The solution is a national database of voting system problems.
Given the nature and importance of voting systems to our democracy, we need a new national system to ensure that voting system defects are caught early, disclosed immediately, and corrected quickly and comprehensively. The system must include four key elements to work effectively:
- A Publicly Available, Searchable, Centralized Database. Election officials, in particular, would benefit from a publicly available, searchable online database that includes official as well as voter-reported data regarding voting system failures and vulnerabilities
- Vendor Reporting Requirements. Vendors must be required to notify the appropriate government agency of any known and suspected voting system failures and vulnerabilities, and other reported problems, including customer complaints and warranty claims.
- A Federal Agency with Investigatory Powers. The best way to ensure that vendors address potential problems in a timely manner is to empower the appropriate government agency to investigate all voting system failures and vulnerabilities listed on the database.
- Enforcement Mechanisms. The appropriate government agency must have the power to levy civil penalties on vendors who fail to meet the reporting requirement or to remedy failures or vulnerabilities with their voting systems.

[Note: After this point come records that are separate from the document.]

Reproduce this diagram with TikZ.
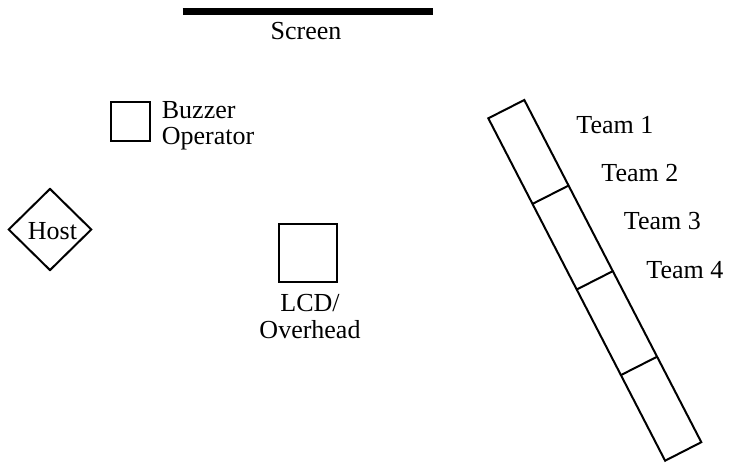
\documentclass[tikz,border=0pt]{standalone}
\usepackage{fontspec}
\setmainfont{Liberation Serif}
\usetikzlibrary{shapes.geometric}
\begin{document}
\begin{tikzpicture}[x=0.5pt,y=-0.5pt,
  every node/.style={font=\fontsize{13}{13.4}\selectfont},
  box/.style={draw,line width=1pt,inner sep=0pt,minimum width=#1*0.5pt,minimum height=#1*0.5pt},
  lbl/.style={inner sep=0pt},
  table/.style={line width=1pt,line join=miter}]
\useasboundingbox (0,0) rectangle (731,464);
% screen
\coordinate (s1) at (182.7,11.7);
\coordinate (s2) at (432.7,11.7);
\draw[line width=3.35pt] (s1) -- (s2);
\node[lbl,anchor=base] (screen) at (306,39.3) {Screen};
% buzzer operator
\node[box=39] (buzz) at (130.5,121.2) {};
\node[lbl,anchor=base west,align=left] (buzzlbl) at (161.5,145) {Buzzer\\Operator};
% host
\node[draw,line width=1pt,shape=diamond,inner sep=0pt,minimum width=41.7pt,minimum height=41pt] (hostd) at (50,229.5) {};
\node[lbl,anchor=base] (host) at (52.5,239.3) {Host};
% LCD
\node[box=58.5] (lcd) at (308,253) {};
\node[lbl,anchor=base,align=center] (lcdlbl) at (310,338.3) {LCD/\\Overhead};
% team tables
\coordinate (a0) at (488.3,118.3);
\coordinate (b0) at (524.3,100);
\coordinate (a1) at (532.5,203.9);
\coordinate (b1) at (568.5,185.6);
\coordinate (a2) at (576.7,289.5);
\coordinate (b2) at (612.7,271.2);
\coordinate (a3) at (620.9,375.1);
\coordinate (b3) at (656.9,356.8);
\coordinate (a4) at (665.1,460.7);
\coordinate (b4) at (701.3,442.2);
\draw[table] (a0) -- (b0) -- (b4) -- (a4) -- cycle;
\draw[table] (a1) -- (b1);
\draw[table] (a2) -- (b2);
\draw[table] (a3) -- (b3);
\node[lbl,anchor=base west] (t1) at (576,134) {Team 1};
\node[lbl,anchor=base west] (t2) at (601,181.7) {Team 2};
\node[lbl,anchor=base west] (t3) at (623.5,229.3) {Team 3};
\node[lbl,anchor=base west] (t4) at (646,278.3) {Team 4};
\end{tikzpicture}
\end{document}
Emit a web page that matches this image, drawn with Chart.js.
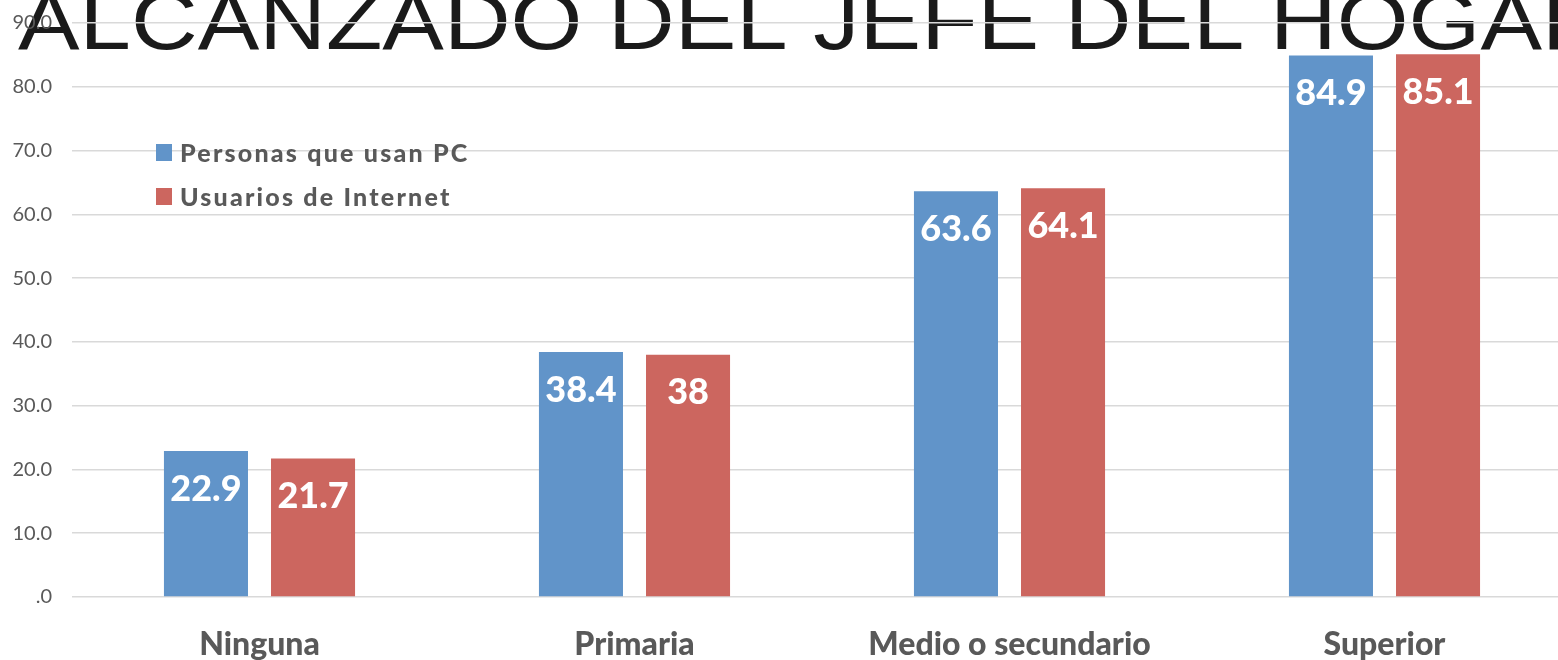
<!DOCTYPE html>
<html>
<head>
<meta charset="utf-8">
<script src="https://cdn.jsdelivr.net/npm/chart.js@4.4.0/dist/chart.umd.min.js"></script>
<style>
  html, body { margin: 0; padding: 0; overflow: hidden; background: #fff; }
  #wrap { width: 1558px; height: 660px; overflow: hidden; }
  #chart { display: block; margin-top: -9px; }
</style>
</head>
<body>
<div id="wrap"><canvas id="chart" width="1572" height="669"></canvas></div>
<script>
// Data
const categories = ['Ninguna', 'Primaria', 'Medio o secundario', 'Superior'];
const seriesNames = ['Personas que usan PC', 'Usuarios de Internet'];
const pcValues = [22.9, 38.4, 63.6, 84.9];
const internetValues = [21.7, 38, 64.1, 85.1];
const yTicks = [0, 10, 20, 30, 40, 50, 60, 70, 80, 90];
const titleText = 'ALCANZADO DEL JEFE DEL HOGAR';

const greyText = '#595959';
const fontName = 'Lato, "Noto Sans", sans-serif';
const shift = 9; // canvas is pulled up by this much

// Big title drawn behind everything, partly cut off at the top
const titlePlugin = {
  id: 'bigTitle',
  beforeDraw(chart) {
    const ctx = chart.ctx;
    ctx.save();
    ctx.font = '82px "Liberation Sans", Arial, sans-serif';
    ctx.fillStyle = '#1a1a1a';
    ctx.textBaseline = 'alphabetic';
    const part = ctx.measureText(titleText.slice(0, -1)).width;
    const sx = 1524 / part; // stretch to the wide geometric face of the original
    ctx.translate(18, 49 + shift);
    ctx.scale(sx, 1);
    ctx.fillText(titleText, 0, 0);
    ctx.restore();
  }
};

// Value labels inside the top of each bar
const valueLabels = {
  id: 'valueLabels',
  afterDatasetsDraw(chart) {
    const ctx = chart.ctx;
    ctx.save();
    ctx.font = '900 36px ' + fontName;
    ctx.fillStyle = '#ffffff';
    ctx.textAlign = 'center';
    ctx.textBaseline = 'middle';
    chart.data.datasets.forEach((ds, i) => {
      chart.getDatasetMeta(i).data.forEach((bar, j) => {
        ctx.fillText(String(ds.data[j]), bar.x, bar.y + 38);
      });
    });
    ctx.restore();
  }
};

// Legend placed inside the plot, upper left
const innerLegend = {
  id: 'innerLegend',
  afterDraw(chart) {
    const ctx = chart.ctx;
    ctx.save();
    ctx.font = '900 25px ' + fontName;
    ctx.letterSpacing = '2.2px';
    ctx.textBaseline = 'middle';
    chart.data.datasets.forEach((ds, i) => {
      const y = 152 + shift + i * 44;
      ctx.fillStyle = ds.backgroundColor;
      ctx.fillRect(156, y - 8, 16, 17);
      ctx.fillStyle = greyText;
      ctx.fillText(ds.label, 180, y + 2);
    });
    ctx.restore();
  }
};

new Chart(document.getElementById('chart'), {
  type: 'bar',
  data: {
    labels: categories,
    datasets: [{
      label: seriesNames[0],
      data: pcValues,
      backgroundColor: '#6194c9',
      categoryPercentage: 0.571,
      barPercentage: 0.785,
    }, {
      label: seriesNames[1],
      data: internetValues,
      backgroundColor: '#cc665f',
      categoryPercentage: 0.571,
      barPercentage: 0.785,
    }],
  },
  options: {
    responsive: false,
    animation: false,
    layout: { padding: { top: 13, right: 0, left: 0, bottom: 0 } },
    plugins: {
      legend: { display: false },
      tooltip: { enabled: false },
    },
    scales: {
      x: {
        grid: { display: false },
        border: { display: false },
        ticks: {
          color: greyText,
          font: { family: fontName, size: 32, weight: '900' },
          padding: 20,
          maxRotation: 0,
        },
        afterFit(scale) { scale.height = 63; },
      },
      y: {
        min: 0,
        max: 90,
        afterBuildTicks(scale) { scale.ticks = yTicks.map(v => ({ value: v })); },
        grid: { color: '#d9d9d9', lineWidth: 1.5, drawTicks: false },
        border: { display: false },
        ticks: {
          color: greyText,
          font: { family: fontName, size: 20 },
          padding: 20,
          callback: v => v === 0 ? '.0' : v.toFixed(1),
        },
        afterFit(scale) { scale.width = 72; },
      },
    },
  },
  plugins: [titlePlugin, valueLabels, innerLegend],
});
</script>
</body>
</html>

We should applaud election officials for their successful efforts in 2010. Under serious budget constraints and vast changes, they oversaw another successful national election. Modernizing our antiquated registration system and establish a national database of voting machine problems would significantly ease the burden we place on them, and make it easier to ensure that every eligible voter is able to vote and have their vote accurately counted.